What you will do - Retype word for word the first line of the listing and each line after it up to the line with "plt.rcParams['font.family'] = ['Liberation", with the pictures taken out.

Stored data -
━━━━
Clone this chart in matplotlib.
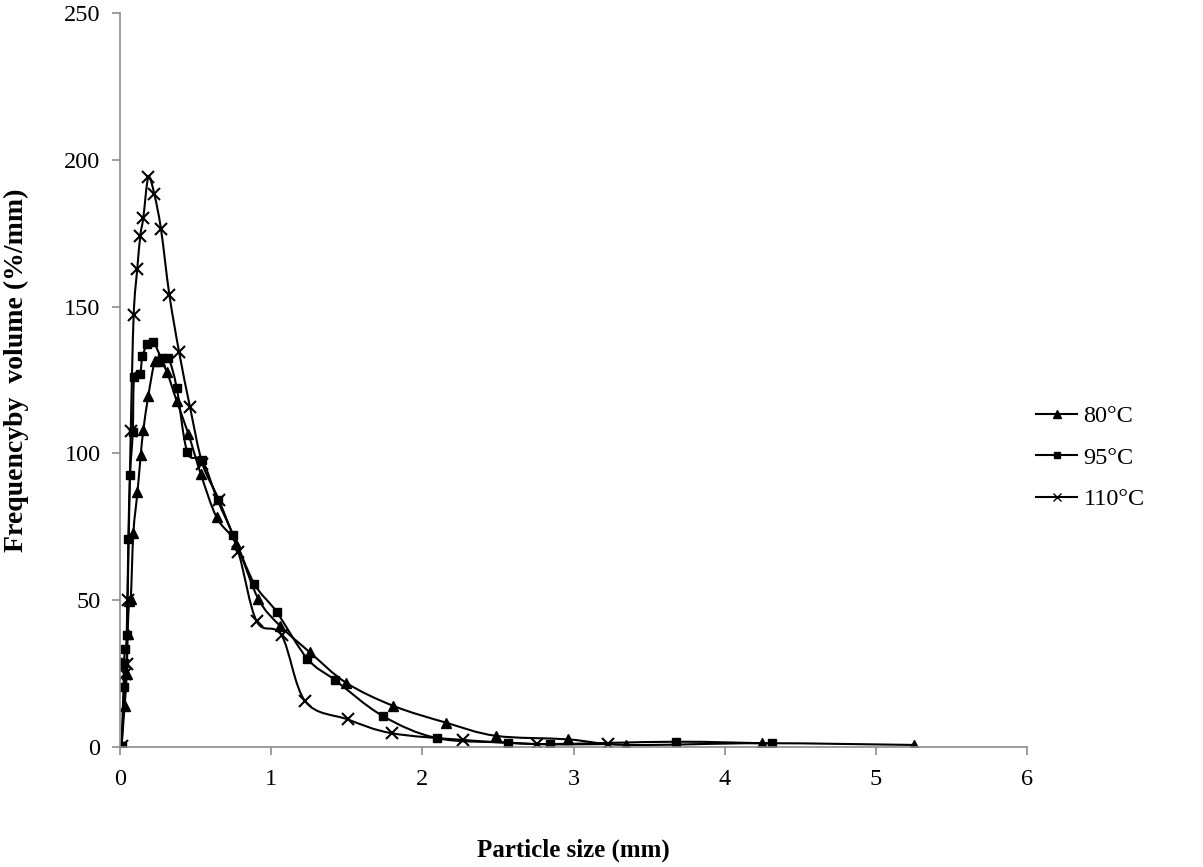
import matplotlib
matplotlib.use('Agg')
import matplotlib.pyplot as plt
from matplotlib.path import Path
from matplotlib.patches import PathPatch
from matplotlib.lines import Line2D

plt.rcParams['font.family'] = ['Liberation Serif', 'DejaVu Serif']

# Particle size (mm) and frequency by volume (%/mm)
size_80 = [0.01, 0.03, 0.044, 0.05, 0.06, 0.071, 0.088, 0.115, 0.137, 0.154, 0.187, 0.231,
           0.265, 0.31, 0.375, 0.452, 0.534, 0.639, 0.767, 0.915, 1.058, 1.257, 1.495,
           1.808, 2.156, 2.487, 2.965, 3.35, 4.25, 5.25]
freq_80 = [0.3, 14.0, 24.8, 38.6, 49.6, 50.5, 72.9, 86.7, 99.6, 108.0, 119.7, 131.6,
           131.6, 127.7, 117.8, 106.6, 93.0, 78.2, 69.3, 50.4, 41.3, 32.2, 21.9,
           14.0, 8.3, 3.8, 2.6, 0.7, 1.3, 0.7]

size_95 = [0.01, 0.023, 0.026, 0.033, 0.044, 0.055, 0.066, 0.084, 0.093, 0.132, 0.148,
           0.181, 0.22, 0.276, 0.32, 0.375, 0.445, 0.544, 0.646, 0.75, 0.888, 1.036,
           1.24, 1.422, 1.737, 2.099, 2.568, 2.844, 3.68, 4.31]
freq_95 = [0.5, 20.4, 28.6, 33.4, 38.3, 71.0, 92.7, 107.4, 126.0, 127.1, 133.1,
           137.2, 138.0, 132.4, 132.4, 122.3, 100.4, 97.6, 84.0, 72.1, 55.6, 46.0,
           30.0, 22.8, 10.6, 3.0, 1.5, 1.0, 1.8, 1.2]

size_110 = [0.01, 0.035, 0.044, 0.05, 0.071, 0.09, 0.114, 0.134, 0.154, 0.187, 0.227,
            0.271, 0.326, 0.39, 0.463, 0.545, 0.655, 0.783, 0.904, 1.069, 1.226, 1.506,
            1.797, 2.27, 2.756, 3.23]
freq_110 = [0.3, 25.0, 28.2, 50.0, 107.8, 147.0, 162.9, 174.2, 180.3, 194.0, 188.2,
            176.3, 154.1, 134.7, 115.7, 96.5, 84.0, 66.3, 42.8, 38.0, 15.5, 9.4,
            4.7, 2.4, 1.0, 1.0]

labels = ['80\u00b0C', '95\u00b0C', '110\u00b0C']
markers = ['^', 's', 'x']
msizes = [7.5, 6, 8.5]


def smooth_path(xs, ys):
    # Catmull-Rom through the points, drawn as cubic Bezier segments (like Excel smoothing)
    verts = [(xs[0], ys[0])]
    codes = [Path.MOVETO]
    n = len(xs)
    for i in range(n - 1):
        x0, y0 = (xs[i - 1], ys[i - 1]) if i > 0 else (xs[i], ys[i])
        x1, y1 = xs[i], ys[i]
        x2, y2 = xs[i + 1], ys[i + 1]
        x3, y3 = (xs[i + 2], ys[i + 2]) if i + 2 < n else (x2, y2)
        c1 = (x1 + (x2 - x0) / 6.0, y1 + (y2 - y0) / 6.0)
        c2 = (x2 - (x3 - x1) / 6.0, y2 - (y3 - y1) / 6.0)
        verts += [c1, c2, (x2, y2)]
        codes += [Path.CURVE4] * 3
    return Path(verts, codes)


fig = plt.figure(figsize=(12.03, 8.67), dpi=100)
ax = fig.add_axes([0.0998, 0.1384, 0.7539, 0.8466])

series = [(size_80, freq_80), (size_95, freq_95), (size_110, freq_110)]
handles = []
for (xs, ys), lab, m, ms in zip(series, labels, markers, msizes):
    ax.add_patch(PathPatch(smooth_path(xs, ys), facecolor='none', edgecolor='black', lw=1.5))
    ax.plot(xs, ys, linestyle='none', marker=m, markersize=ms, color='black',
            markeredgewidth=1.5 if m == 'x' else 1)
    handles.append(Line2D([], [], color='black', lw=1.5, marker=m,
                          markersize=ms * 0.75, markeredgewidth=1))

ax.set_xlim(0, 6)
ax.set_ylim(0, 250)
ax.set_xticks(range(0, 7))
ax.set_yticks(range(0, 251, 50))

for s in ['top', 'right']:
    ax.spines[s].set_visible(False)
for s in ['left', 'bottom']:
    ax.spines[s].set_color('#8c8c8c')
    ax.spines[s].set_linewidth(1.2)
ax.tick_params(direction='out', length=6, width=1.2, color='#8c8c8c',
               labelsize=17.5)
ax.tick_params(axis='y', pad=8)
ax.tick_params(axis='x', pad=10)

ax.set_xlabel('Particle size (mm)', fontsize=18, fontweight='bold', labelpad=35)
fig.text(0.014, 0.573, 'Frequencyby  volume (%/mm)', rotation=90, fontsize=20,
         fontweight='bold', ha='center', va='center')

fig.legend(handles, labels, loc='center left', bbox_to_anchor=(0.843, 0.472),
           frameon=False, fontsize=17.5, numpoints=1, handlelength=1.7,
           labelspacing=0.8, handletextpad=0.25)

fig.savefig('out.png', dpi=100)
━━━━
Full answer -
Clone this chart in matplotlib.
import matplotlib
matplotlib.use('Agg')
import matplotlib.pyplot as plt
from matplotlib.path import Path
from matplotlib.patches import PathPatch
from matplotlib.lines import Line2D

plt.rcParams['font.family'] = ['Liberation Serif', 'DejaVu Serif']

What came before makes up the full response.